## begin

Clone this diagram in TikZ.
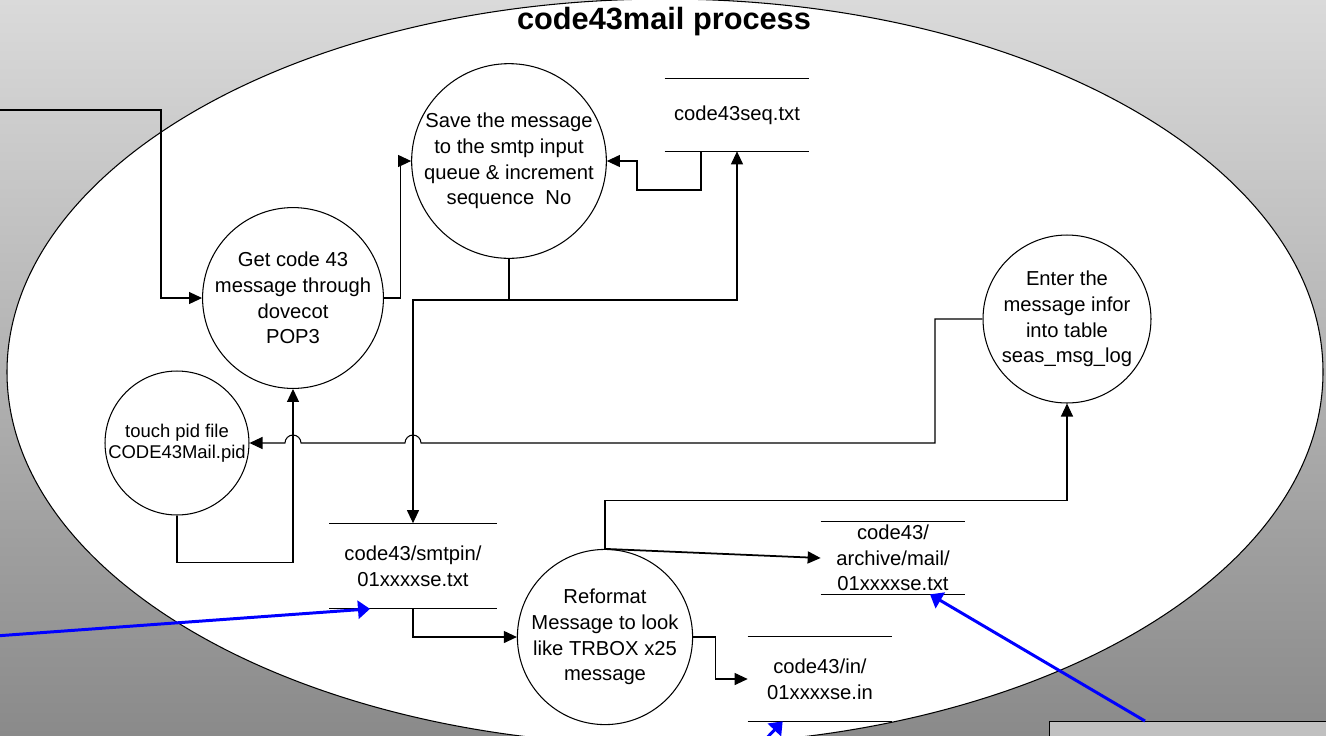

## end
## begin

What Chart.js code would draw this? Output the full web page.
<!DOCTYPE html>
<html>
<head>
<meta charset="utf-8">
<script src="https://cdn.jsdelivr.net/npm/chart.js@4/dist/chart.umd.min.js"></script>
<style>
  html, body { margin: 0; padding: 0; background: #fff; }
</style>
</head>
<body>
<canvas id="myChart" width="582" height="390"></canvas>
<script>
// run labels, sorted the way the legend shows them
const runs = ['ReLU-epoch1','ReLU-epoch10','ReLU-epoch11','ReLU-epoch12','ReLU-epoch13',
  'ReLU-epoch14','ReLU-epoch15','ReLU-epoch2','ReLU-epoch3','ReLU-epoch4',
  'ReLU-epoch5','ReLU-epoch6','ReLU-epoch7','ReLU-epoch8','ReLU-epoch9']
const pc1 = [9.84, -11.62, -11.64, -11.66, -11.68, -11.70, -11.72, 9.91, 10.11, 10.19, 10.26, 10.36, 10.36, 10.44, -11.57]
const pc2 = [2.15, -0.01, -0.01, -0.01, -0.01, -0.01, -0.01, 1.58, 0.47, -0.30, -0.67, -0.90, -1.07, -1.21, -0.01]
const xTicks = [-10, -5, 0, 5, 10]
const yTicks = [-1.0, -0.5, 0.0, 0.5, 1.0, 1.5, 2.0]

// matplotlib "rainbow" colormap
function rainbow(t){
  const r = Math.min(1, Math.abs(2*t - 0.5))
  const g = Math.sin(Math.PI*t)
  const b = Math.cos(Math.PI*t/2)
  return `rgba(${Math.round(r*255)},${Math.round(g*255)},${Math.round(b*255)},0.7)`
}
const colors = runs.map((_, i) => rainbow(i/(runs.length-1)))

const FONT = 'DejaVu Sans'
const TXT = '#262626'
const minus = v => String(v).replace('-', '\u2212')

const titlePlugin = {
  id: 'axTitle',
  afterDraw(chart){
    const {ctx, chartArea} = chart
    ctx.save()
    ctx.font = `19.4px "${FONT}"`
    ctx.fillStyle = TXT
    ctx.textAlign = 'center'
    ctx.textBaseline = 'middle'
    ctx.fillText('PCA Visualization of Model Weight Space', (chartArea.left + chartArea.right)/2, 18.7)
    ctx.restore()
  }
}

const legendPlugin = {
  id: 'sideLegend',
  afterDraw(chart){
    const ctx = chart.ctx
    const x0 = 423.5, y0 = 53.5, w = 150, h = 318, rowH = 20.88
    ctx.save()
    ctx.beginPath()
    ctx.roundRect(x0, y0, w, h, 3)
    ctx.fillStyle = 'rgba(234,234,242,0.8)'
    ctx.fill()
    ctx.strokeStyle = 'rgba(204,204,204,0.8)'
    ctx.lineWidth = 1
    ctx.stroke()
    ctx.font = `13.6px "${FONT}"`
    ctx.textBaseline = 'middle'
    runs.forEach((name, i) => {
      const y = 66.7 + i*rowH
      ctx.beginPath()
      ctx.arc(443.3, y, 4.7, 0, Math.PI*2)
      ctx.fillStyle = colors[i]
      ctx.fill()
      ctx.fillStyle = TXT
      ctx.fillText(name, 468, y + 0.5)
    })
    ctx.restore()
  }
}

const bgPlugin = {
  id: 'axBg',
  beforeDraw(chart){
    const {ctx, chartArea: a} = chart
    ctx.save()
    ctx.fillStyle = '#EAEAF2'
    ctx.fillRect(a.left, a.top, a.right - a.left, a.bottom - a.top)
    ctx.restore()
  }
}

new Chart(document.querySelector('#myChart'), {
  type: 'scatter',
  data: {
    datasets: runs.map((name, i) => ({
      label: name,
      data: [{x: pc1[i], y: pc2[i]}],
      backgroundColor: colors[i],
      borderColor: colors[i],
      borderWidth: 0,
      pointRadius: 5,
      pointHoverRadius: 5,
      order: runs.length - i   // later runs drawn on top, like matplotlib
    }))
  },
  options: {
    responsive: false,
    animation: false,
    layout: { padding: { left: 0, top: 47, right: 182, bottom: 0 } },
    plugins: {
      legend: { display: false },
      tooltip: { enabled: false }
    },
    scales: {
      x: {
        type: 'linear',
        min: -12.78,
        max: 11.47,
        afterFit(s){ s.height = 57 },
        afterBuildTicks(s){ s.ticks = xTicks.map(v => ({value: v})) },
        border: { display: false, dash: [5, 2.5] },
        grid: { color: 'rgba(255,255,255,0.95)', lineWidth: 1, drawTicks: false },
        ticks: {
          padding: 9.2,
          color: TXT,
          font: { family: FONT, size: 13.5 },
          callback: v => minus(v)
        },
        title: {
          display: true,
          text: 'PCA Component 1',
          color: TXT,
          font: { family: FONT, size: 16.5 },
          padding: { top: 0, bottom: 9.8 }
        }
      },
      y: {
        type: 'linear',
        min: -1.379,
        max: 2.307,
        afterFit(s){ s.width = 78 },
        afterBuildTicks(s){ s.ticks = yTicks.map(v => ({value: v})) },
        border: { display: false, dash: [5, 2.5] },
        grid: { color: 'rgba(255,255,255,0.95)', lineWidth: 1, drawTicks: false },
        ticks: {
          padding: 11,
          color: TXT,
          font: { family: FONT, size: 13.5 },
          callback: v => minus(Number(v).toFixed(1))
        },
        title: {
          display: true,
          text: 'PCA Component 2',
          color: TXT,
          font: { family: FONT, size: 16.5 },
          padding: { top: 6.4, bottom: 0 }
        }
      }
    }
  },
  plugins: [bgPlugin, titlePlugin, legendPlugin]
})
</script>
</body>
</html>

## end

▶ _Your goal_:
Lines of the material that contain the word "this" are to be gathered.

▶ _Task result_:
Clone this diagram in TikZ.
What Chart.js code would draw this? Output the full web page.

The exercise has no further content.